- STATED TASK
Using the material below, repeat exactly the lines from the one with "Reproduce this chart with matplotlib." through the one with "head_3c, head_3d, head_3_2c, head_3_cd, head_3_2d]", ends included, without any images.

- SOURCE RECORDS
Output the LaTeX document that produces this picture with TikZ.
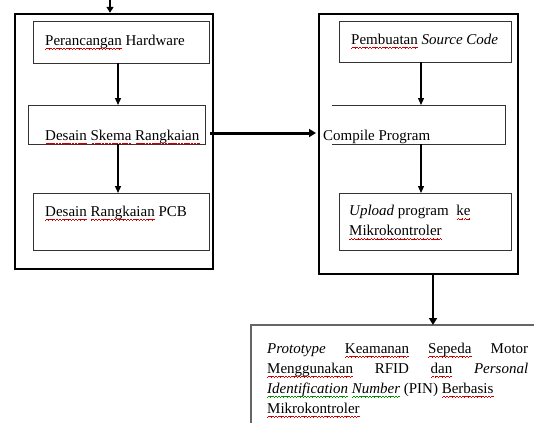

* * *

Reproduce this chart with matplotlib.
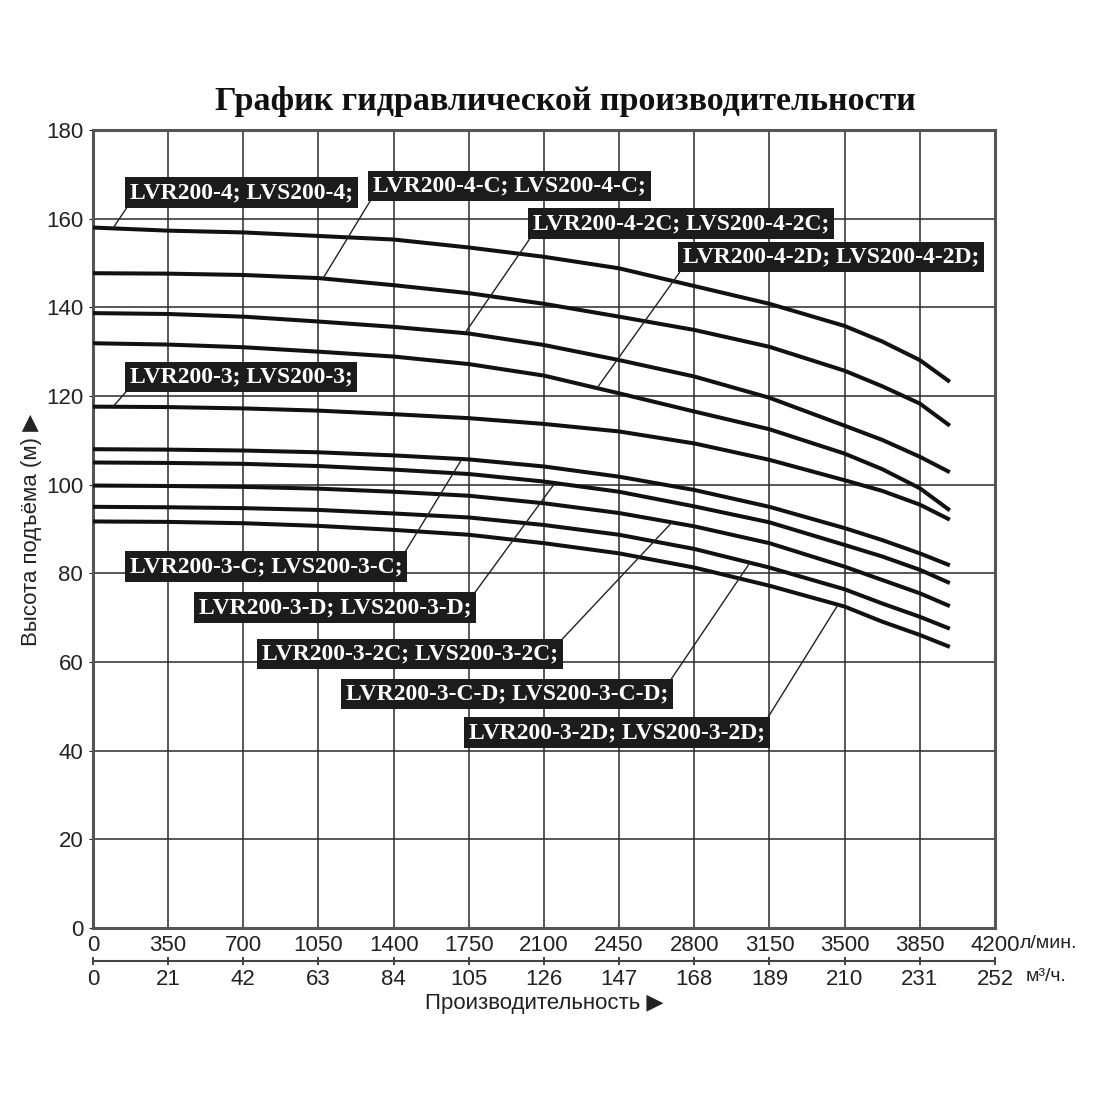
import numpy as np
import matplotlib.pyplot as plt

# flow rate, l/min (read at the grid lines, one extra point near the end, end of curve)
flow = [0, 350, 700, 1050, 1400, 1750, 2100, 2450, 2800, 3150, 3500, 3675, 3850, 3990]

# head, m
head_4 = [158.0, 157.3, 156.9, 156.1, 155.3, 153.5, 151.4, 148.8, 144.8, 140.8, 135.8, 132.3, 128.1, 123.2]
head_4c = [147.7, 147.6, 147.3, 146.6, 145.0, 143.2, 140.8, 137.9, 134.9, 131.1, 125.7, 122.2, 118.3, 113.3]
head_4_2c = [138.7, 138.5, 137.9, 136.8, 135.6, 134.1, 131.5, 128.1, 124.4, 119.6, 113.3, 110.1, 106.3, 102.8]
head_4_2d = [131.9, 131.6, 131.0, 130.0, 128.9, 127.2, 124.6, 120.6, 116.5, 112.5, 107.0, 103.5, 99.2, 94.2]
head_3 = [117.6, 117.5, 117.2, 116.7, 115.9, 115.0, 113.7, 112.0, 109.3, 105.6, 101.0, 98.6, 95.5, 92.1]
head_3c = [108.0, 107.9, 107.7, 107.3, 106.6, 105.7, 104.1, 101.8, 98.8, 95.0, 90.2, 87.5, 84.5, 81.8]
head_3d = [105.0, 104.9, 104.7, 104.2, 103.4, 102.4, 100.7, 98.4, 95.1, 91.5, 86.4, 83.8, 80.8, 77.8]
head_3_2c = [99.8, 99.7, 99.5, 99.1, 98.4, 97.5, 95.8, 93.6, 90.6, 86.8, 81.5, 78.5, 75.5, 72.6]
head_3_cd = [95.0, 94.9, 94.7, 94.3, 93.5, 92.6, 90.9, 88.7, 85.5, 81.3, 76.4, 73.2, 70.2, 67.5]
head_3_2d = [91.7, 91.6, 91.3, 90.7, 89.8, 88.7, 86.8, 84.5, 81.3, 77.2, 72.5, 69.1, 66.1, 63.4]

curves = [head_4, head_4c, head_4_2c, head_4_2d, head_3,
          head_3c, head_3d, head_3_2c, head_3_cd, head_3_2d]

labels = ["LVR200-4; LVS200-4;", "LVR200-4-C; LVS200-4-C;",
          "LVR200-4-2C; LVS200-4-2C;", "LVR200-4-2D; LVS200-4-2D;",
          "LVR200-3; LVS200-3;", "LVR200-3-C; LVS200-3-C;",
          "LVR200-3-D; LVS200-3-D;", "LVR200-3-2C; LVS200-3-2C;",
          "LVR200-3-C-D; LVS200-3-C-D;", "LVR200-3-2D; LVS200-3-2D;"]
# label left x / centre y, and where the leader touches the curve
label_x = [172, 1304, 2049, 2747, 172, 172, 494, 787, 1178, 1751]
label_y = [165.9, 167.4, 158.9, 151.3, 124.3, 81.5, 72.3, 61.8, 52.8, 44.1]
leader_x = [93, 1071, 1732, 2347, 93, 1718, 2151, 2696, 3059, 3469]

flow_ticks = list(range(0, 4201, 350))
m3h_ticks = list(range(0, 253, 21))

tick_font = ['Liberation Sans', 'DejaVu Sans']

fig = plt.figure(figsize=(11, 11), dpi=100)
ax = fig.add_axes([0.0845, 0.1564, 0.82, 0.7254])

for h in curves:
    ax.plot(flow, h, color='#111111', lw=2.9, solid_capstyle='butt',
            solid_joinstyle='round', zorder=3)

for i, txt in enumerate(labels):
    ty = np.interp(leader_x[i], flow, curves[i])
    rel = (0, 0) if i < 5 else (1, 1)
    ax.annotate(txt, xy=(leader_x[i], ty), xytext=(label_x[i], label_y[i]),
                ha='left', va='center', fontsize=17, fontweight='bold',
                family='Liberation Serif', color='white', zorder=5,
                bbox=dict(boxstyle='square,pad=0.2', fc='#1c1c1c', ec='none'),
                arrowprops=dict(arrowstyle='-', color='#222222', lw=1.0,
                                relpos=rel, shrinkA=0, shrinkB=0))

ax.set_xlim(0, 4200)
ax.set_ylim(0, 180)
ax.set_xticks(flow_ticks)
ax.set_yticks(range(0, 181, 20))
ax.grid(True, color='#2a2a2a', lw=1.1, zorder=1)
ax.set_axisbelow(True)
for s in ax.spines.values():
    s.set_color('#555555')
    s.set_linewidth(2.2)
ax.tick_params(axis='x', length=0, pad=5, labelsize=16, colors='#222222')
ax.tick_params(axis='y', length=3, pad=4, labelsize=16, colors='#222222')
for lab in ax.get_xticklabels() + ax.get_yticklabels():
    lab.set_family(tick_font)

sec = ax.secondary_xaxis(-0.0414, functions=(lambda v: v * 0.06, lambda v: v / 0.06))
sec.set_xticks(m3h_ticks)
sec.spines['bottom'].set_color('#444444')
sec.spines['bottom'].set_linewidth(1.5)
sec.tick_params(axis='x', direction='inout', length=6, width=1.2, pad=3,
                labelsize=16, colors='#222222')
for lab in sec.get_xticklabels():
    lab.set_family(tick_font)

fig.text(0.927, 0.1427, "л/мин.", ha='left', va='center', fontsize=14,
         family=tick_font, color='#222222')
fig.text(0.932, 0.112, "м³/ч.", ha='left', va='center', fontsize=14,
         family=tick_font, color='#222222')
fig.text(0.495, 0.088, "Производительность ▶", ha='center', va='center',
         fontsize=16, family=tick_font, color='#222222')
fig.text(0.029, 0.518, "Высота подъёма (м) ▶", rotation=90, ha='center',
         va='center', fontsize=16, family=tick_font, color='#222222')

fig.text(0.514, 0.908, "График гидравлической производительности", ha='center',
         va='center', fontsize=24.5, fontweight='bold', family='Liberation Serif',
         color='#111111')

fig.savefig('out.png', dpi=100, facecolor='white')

...

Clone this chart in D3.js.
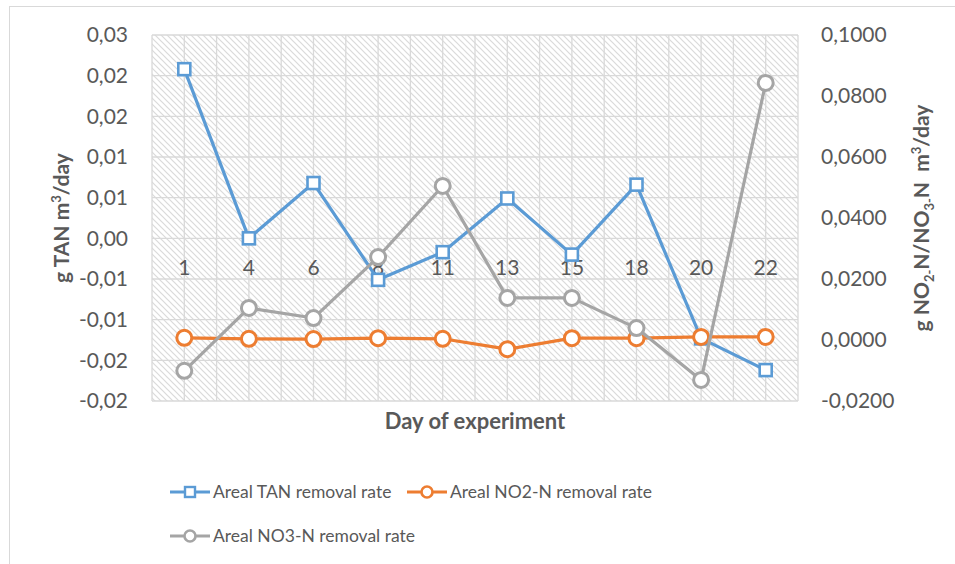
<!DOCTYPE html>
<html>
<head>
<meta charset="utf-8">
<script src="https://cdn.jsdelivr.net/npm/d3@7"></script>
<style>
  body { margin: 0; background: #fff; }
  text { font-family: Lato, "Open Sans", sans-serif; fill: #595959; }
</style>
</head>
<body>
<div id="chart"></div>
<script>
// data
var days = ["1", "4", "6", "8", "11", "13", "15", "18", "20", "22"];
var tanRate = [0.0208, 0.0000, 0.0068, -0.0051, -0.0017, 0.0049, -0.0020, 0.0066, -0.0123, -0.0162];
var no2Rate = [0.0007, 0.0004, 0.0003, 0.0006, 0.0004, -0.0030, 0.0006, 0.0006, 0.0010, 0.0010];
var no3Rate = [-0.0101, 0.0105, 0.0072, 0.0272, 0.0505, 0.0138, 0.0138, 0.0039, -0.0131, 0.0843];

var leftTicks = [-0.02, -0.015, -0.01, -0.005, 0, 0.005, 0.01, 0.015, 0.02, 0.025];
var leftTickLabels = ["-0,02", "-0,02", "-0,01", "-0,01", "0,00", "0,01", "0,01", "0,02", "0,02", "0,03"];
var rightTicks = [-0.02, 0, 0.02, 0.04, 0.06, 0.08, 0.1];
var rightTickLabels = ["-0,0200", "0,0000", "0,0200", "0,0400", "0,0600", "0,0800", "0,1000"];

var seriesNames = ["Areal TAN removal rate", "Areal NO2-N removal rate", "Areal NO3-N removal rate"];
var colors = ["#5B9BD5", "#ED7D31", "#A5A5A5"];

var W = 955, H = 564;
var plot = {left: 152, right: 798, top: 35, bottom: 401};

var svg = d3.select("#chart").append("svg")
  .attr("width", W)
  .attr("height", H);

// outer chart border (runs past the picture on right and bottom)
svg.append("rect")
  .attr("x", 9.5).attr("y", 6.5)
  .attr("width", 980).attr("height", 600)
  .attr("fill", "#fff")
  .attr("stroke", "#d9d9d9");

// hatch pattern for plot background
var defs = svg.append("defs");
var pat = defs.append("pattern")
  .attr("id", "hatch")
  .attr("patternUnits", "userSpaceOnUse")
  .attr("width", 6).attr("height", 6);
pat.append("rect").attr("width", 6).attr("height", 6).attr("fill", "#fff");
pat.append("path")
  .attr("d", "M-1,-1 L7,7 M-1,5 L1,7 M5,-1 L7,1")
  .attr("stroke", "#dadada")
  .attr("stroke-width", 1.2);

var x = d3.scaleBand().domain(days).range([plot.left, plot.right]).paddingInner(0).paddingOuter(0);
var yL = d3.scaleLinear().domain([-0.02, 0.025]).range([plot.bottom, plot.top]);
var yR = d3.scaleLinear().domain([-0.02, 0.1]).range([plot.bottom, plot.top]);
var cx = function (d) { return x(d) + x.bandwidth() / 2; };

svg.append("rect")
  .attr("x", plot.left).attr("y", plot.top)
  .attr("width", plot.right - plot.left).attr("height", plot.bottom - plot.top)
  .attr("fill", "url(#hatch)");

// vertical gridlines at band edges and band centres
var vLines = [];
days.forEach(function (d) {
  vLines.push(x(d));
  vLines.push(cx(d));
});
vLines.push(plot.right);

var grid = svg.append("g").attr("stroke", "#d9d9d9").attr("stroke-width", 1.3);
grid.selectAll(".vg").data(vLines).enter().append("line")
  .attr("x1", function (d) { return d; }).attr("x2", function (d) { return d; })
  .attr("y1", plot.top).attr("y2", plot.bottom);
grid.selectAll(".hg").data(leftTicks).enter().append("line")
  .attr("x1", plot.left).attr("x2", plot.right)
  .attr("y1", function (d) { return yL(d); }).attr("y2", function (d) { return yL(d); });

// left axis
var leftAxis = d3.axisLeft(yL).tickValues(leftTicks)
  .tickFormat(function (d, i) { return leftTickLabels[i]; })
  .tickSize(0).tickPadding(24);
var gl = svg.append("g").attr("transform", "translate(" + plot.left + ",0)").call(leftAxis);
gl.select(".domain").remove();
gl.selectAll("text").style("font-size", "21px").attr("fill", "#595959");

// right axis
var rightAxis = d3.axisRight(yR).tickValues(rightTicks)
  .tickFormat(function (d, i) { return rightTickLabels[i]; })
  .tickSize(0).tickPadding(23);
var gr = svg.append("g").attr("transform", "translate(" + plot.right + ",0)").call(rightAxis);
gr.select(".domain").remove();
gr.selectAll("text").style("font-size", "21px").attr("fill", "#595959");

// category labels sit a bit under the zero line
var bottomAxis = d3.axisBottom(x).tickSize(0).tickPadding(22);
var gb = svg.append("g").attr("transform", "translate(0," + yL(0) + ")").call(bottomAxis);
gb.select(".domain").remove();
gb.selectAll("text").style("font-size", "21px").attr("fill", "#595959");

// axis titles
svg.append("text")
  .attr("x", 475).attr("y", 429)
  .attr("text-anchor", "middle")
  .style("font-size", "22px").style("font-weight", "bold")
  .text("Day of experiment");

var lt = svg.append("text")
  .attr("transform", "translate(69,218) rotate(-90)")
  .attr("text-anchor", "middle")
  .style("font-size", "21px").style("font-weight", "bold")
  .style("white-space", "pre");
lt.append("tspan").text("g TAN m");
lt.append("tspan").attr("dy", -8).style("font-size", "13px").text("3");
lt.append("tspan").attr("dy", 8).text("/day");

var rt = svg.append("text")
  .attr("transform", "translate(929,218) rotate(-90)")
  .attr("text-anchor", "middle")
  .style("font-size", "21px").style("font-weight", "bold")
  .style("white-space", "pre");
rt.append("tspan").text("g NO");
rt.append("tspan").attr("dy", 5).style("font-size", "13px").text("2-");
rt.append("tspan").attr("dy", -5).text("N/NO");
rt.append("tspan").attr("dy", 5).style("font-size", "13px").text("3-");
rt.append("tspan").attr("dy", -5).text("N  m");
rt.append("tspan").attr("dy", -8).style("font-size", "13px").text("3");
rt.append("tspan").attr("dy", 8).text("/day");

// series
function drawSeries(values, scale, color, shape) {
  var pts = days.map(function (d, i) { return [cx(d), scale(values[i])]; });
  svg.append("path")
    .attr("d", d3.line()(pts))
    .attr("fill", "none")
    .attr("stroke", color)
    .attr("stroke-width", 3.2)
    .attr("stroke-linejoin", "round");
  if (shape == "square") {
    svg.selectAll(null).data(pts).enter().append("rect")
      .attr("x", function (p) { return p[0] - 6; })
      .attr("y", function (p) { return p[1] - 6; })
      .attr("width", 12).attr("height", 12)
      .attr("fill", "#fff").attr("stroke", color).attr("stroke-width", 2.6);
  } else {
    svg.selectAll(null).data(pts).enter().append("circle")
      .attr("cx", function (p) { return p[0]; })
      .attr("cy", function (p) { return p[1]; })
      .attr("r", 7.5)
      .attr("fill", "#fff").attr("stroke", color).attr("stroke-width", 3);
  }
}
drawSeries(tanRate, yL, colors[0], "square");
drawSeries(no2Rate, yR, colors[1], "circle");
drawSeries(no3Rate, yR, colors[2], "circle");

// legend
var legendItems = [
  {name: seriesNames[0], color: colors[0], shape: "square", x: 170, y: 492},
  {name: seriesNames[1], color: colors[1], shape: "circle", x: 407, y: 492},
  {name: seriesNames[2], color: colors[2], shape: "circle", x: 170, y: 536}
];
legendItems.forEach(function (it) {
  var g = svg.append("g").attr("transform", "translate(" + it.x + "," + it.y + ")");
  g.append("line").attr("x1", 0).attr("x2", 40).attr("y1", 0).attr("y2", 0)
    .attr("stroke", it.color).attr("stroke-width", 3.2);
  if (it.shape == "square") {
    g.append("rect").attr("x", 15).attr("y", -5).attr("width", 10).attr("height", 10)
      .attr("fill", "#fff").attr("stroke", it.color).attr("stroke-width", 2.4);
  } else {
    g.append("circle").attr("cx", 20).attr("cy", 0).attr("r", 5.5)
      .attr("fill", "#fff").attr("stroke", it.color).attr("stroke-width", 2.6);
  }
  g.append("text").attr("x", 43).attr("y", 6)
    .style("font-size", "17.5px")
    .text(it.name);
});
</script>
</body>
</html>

- CORRECT ANSWER
Reproduce this chart with matplotlib.
import numpy as np
import matplotlib.pyplot as plt

# flow rate, l/min (read at the grid lines, one extra point near the end, end of curve)
flow = [0, 350, 700, 1050, 1400, 1750, 2100, 2450, 2800, 3150, 3500, 3675, 3850, 3990]

# head, m
head_4 = [158.0, 157.3, 156.9, 156.1, 155.3, 153.5, 151.4, 148.8, 144.8, 140.8, 135.8, 132.3, 128.1, 123.2]
head_4c = [147.7, 147.6, 147.3, 146.6, 145.0, 143.2, 140.8, 137.9, 134.9, 131.1, 125.7, 122.2, 118.3, 113.3]
head_4_2c = [138.7, 138.5, 137.9, 136.8, 135.6, 134.1, 131.5, 128.1, 124.4, 119.6, 113.3, 110.1, 106.3, 102.8]
head_4_2d = [131.9, 131.6, 131.0, 130.0, 128.9, 127.2, 124.6, 120.6, 116.5, 112.5, 107.0, 103.5, 99.2, 94.2]
head_3 = [117.6, 117.5, 117.2, 116.7, 115.9, 115.0, 113.7, 112.0, 109.3, 105.6, 101.0, 98.6, 95.5, 92.1]
head_3c = [108.0, 107.9, 107.7, 107.3, 106.6, 105.7, 104.1, 101.8, 98.8, 95.0, 90.2, 87.5, 84.5, 81.8]
head_3d = [105.0, 104.9, 104.7, 104.2, 103.4, 102.4, 100.7, 98.4, 95.1, 91.5, 86.4, 83.8, 80.8, 77.8]
head_3_2c = [99.8, 99.7, 99.5, 99.1, 98.4, 97.5, 95.8, 93.6, 90.6, 86.8, 81.5, 78.5, 75.5, 72.6]
head_3_cd = [95.0, 94.9, 94.7, 94.3, 93.5, 92.6, 90.9, 88.7, 85.5, 81.3, 76.4, 73.2, 70.2, 67.5]
head_3_2d = [91.7, 91.6, 91.3, 90.7, 89.8, 88.7, 86.8, 84.5, 81.3, 77.2, 72.5, 69.1, 66.1, 63.4]

curves = [head_4, head_4c, head_4_2c, head_4_2d, head_3,
          head_3c, head_3d, head_3_2c, head_3_cd, head_3_2d]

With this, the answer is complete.